# Torn Between Rods



## Kenton (Nov 16, 2007)

I currently have a chinsey beginner rod. So this will be my first real rod purchase. (Let the addiction begin!) 

I am looking at the TFO rods due to the price and quality of product you get for that price. I have my eyes set on the TiCrX, thinking something from 7-8wt fast action. And the Mini Mag. I like both of these rods because they seem to be very tough. The TiCrX appeals to me due to the conversion kit for salt water fishing bigger fish. The Mini Mag just looks like a tough SOB, and i am very tough on my rods. I plan on fishing this rod in both salt and fresh. Strictly big Carp and Bass fishing in fresh and reds, specs, and maybe some surf fishing for pomps,lady, bonita, and bluesin salt.So a fighting butt in my opinion isa must for me. I plan on buying second hand equipment if i can find it. If not, then i would be willing to fork out the cash. 

Any experience with either of these? Any suggestions? Thanks.

Thanks.


----------



## Yut fisher (Feb 28, 2010)

Watts,



I am currently throwing the TiCrX 8 wt with TFO 375 reel and Rio coldwater clouser line (WF9F) and love it (I have a spare spool with the Tropical clouser as well, which I would recommend). The TiCrX is a good rod for a great price. 



When I was picking rods I was able to cast the Sage Xi2 and TiCrX (as well as some really high dollar rods). For me the sage felt lighter and had a little faster action.

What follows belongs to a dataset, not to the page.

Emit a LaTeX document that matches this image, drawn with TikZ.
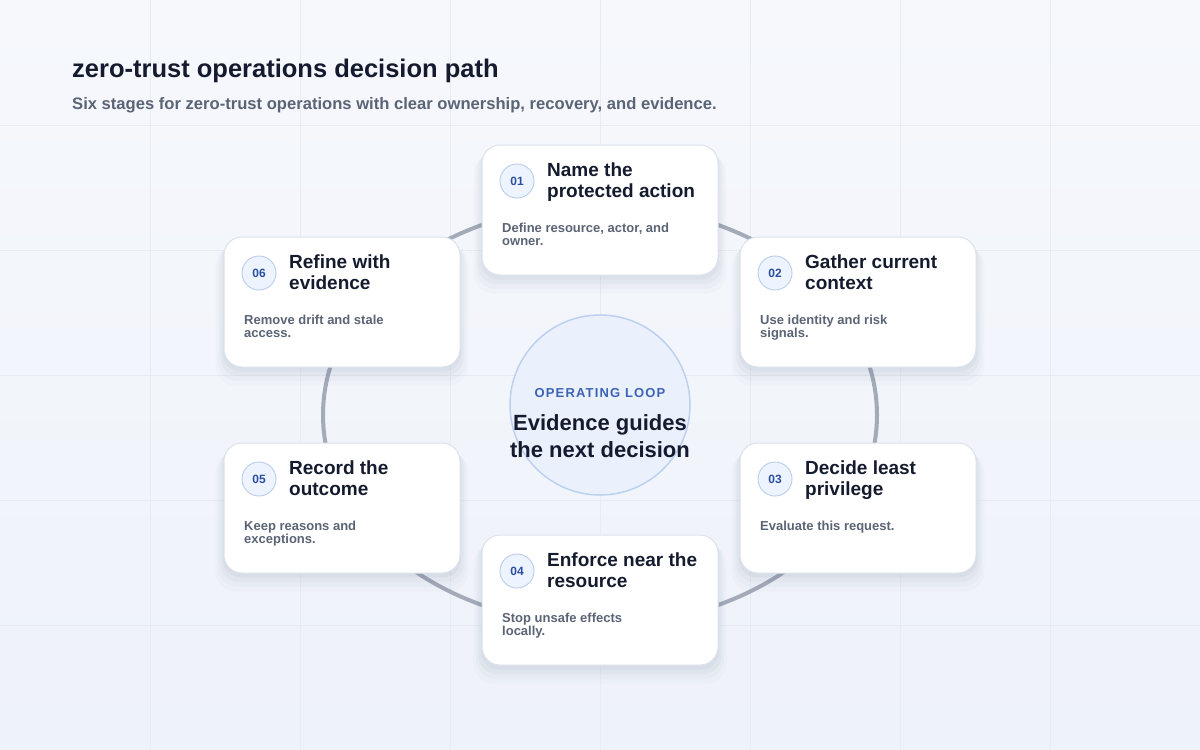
\documentclass[tikz,border=0pt]{standalone}
\usepackage{fontspec}
\setmainfont{Liberation Sans}
\newfontfamily\loopfont[LetterSpace=9]{Liberation Sans}
\usepackage{tikz}
\usetikzlibrary{shapes,positioning,shadows}
\usepackage{xcolor}
\definecolor{ztop}{HTML}{F6F8FC}
\definecolor{zbottom}{HTML}{EEF2F9}
\definecolor{zgrid}{HTML}{E7ECF3}
\definecolor{zink}{HTML}{151B2E}
\definecolor{zmuted}{HTML}{5B6475}
\definecolor{zcardline}{HTML}{DCE2EC}
\definecolor{zbadgefill}{HTML}{EEF4FF}
\definecolor{zbadgeline}{HTML}{BFD0EE}
\definecolor{zbadgetext}{HTML}{2B4FA0}
\definecolor{zring}{HTML}{A4ABB8}
\definecolor{zhubfill}{HTML}{EAF1FC}
\definecolor{zhubline}{HTML}{BCD0F0}
\definecolor{zloop}{HTML}{3D64B4}
\definecolor{zshadow}{HTML}{3A4A6B}
\tikzstyle{gridline} = [color=zgrid, line width=1pt]
\tikzstyle{ring} = [color=zring, line width=4pt]
\tikzstyle{hub} = [circle, minimum size=180pt, inner sep=0pt, draw=zhubline, line width=1.5pt, fill=zhubfill]
\tikzstyle{stagecard} = [rectangle, rounded corners=18pt, minimum width=236pt, minimum height=130pt, draw=zcardline, line width=1pt, fill=white,
    drop shadow={shadow xshift=0pt, shadow yshift=-13pt, shadow scale=1.07, opacity=0.018, fill=zshadow},
    drop shadow={shadow xshift=0pt, shadow yshift=-10pt, shadow scale=1.05, opacity=0.025, fill=zshadow},
    drop shadow={shadow xshift=0pt, shadow yshift=-7pt, shadow scale=1.03, opacity=0.035, fill=zshadow},
    drop shadow={shadow xshift=0pt, shadow yshift=-4pt, shadow scale=1.01, opacity=0.045, fill=zshadow}]
\tikzstyle{badge} = [circle, minimum size=34pt, inner sep=0pt, draw=zbadgeline, line width=1pt, fill=zbadgefill, text=zbadgetext, font=\fontsize{12}{14}\selectfont\bfseries]
\tikzstyle{stagetitle} = [anchor=base west, inner sep=0pt, align=left, text=zink, font=\fontsize{19}{21}\selectfont\bfseries]
\tikzstyle{stagenote} = [anchor=base west, inner sep=0pt, align=left, text=zmuted, font=\fontsize{13}{13}\selectfont\bfseries]

\begin{document}
\begin{tikzpicture}[x=1pt, y=-1pt]
    % Background and grid
    \shade[top color=ztop, bottom color=zbottom] (0,0) rectangle (1200,750);
    \useasboundingbox (0,0) rectangle (1200,750);
    \foreach \gx in {150,300,...,1050} \draw[gridline] (\gx,0) -- (\gx,750);
    \foreach \gy in {125,250,...,625} \draw[gridline] (0,\gy) -- (1200,\gy);

    % Heading
    \node[anchor=base west, inner sep=0pt, text=zink, font=\fontsize{25.5}{30}\selectfont\bfseries] (heading) at (72,77) {zero-trust operations decision path};
    \node[anchor=base west, inner sep=0pt, text=zmuted, font=\fontsize{16.6}{20}\selectfont\bfseries] (subheading) at (72,109) {Six stages for zero-trust operations with clear ownership, recovery, and evidence.};

    % Loop and hub
    \draw[ring] (600,415) ellipse [x radius=277, y radius=210];
    \node[hub] (hub) at (600,405) {};
    \node[anchor=base, inner sep=0pt, text=zloop, font=\fontsize{13}{15}\loopfont\bfseries] (looptag) at (600,397) {OPERATING LOOP};
    \node[anchor=base, inner sep=0pt, align=center, text=zink, font=\fontsize{22}{27}\selectfont\bfseries] (hubtext) at (600,457) {Evidence guides\\the next decision};

    % Stage cards
    \node[stagecard] (name) at (600,210) {};
    \node[stagecard] (gather) at (858,302) {};
    \node[stagecard] (decide) at (858,508) {};
    \node[stagecard] (enforce) at (600,600) {};
    \node[stagecard] (record) at (342,508) {};
    \node[stagecard] (refine) at (342,302) {};

    % Badges
    \node[badge] (b1) at (517,181) {01};
    \node[badge] (b2) at (775,273) {02};
    \node[badge] (b3) at (775,479) {03};
    \node[badge] (b4) at (517,571) {04};
    \node[badge] (b5) at (259,479) {05};
    \node[badge] (b6) at (259,273) {06};

    % Titles (base = last line)
    \node[stagetitle] (t1) at (547,197) {Name the\\protected action};
    \node[stagetitle] (t2) at (805,289) {Gather current\\context};
    \node[stagetitle] (t3) at (805,495) {Decide least\\privilege};
    \node[stagetitle] (t4) at (547,587) {Enforce near the\\resource};
    \node[stagetitle] (t5) at (289,495) {Record the\\outcome};
    \node[stagetitle] (t6) at (289,289) {Refine with\\evidence};

    % Notes
    \node[stagenote] (n1) at (502,245) {Define resource, actor, and\\owner.};
    \node[stagenote] (n2) at (760,337) {Use identity and risk\\signals.};
    \node[stagenote] (n3) at (760,530) {Evaluate this request.};
    \node[stagenote] (n4) at (502,635) {Stop unsafe effects\\locally.};
    \node[stagenote] (n5) at (244,543) {Keep reasons and\\exceptions.};
    \node[stagenote] (n6) at (244,337) {Remove drift and stale\\access.};
\end{tikzpicture}
\end{document}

That being said, I cast both about the same so it was a no brainer for me to spend $200 less on the TFO. 



The TiCrX has a lot of power and paired with the Rio clouser, I can really shoot a lot of line out there. I would recommend you upline the rod to help it load properly. I use a 9 wt line for the TiCrX 8wt. This set up might be overkill for carp though. 



As for the Mini Mag series, I have never thrown it but it seems to have gotten good reviews from Ken Morrow http://kenmorrow.blogspot.com/2010/01/tfo-mini-mag-fly-rod-review.html 



A lot of the rod companies now have great warranties and no matter who is at fault you send in a couple bucks (usually somewhere around $25) and you get your rod back in a couple weeks. 



I could go on and on about which rod I prefer, but I think the best advice I have ever received about fly rods is that you really need to cast one before you buy it. 



PM me if you need any help or want to cast my TFO



-Yut


----------



## AlaskanDan (Feb 26, 2010)

I would go with the TiCrX. I have one in a 6wt and it throws great. It is a bit on the heavy side, but for the price it cant be beat. I would go for the 7 wt personally, though i like to use rods that are just a little lighter than needed, makes everything a bit more fun. 



As for the last post saying to load it a line weight heavy, its all preference. I throw an 8wt with 9 wt line, but otherwise most weight forward lines are setup a half weight heavy anyways. Spend the money on some good line as well.



Any rod can be used in salt and freshwater, the TiCrX is made for salt water from what i recall. Just take a damp washcloth to the rod after each saltwater trip and it will never do you wrong.


----------



## Kenton (Nov 16, 2007)

Alright i have my mind set on a 8wt TiCrX. I figure an 8 would work well for big bass and tranfer over great to mid sized salt water fishing. Thanks for the advice guys. Tight lines!


----------



## jeubank3 (Oct 2, 2007)

i just got an xi2 9wt for lake-locked stripers and inshore/nearshore and love it. since they replaced it with the xi3 you might be able to find a shop letting them go cheap, or any other brand rod that has been replaced by a new model. i got a sweet deal on mine


----------



## AlaskanDan (Feb 26, 2010)

have a Sage Xi2 7wt and 10wt, bought them for salmon up in alaska, kings and reds. They are both on the light side for those fish, but like i had posted earlier, i like to fish light. I know when i bought mine they were pushing the 700 dollar range, but, the rod is amazing and they cast beautifully. If you can afford one, i'd pick one of those up. The benefit to a real high end rod like that is the lifetime warranty. 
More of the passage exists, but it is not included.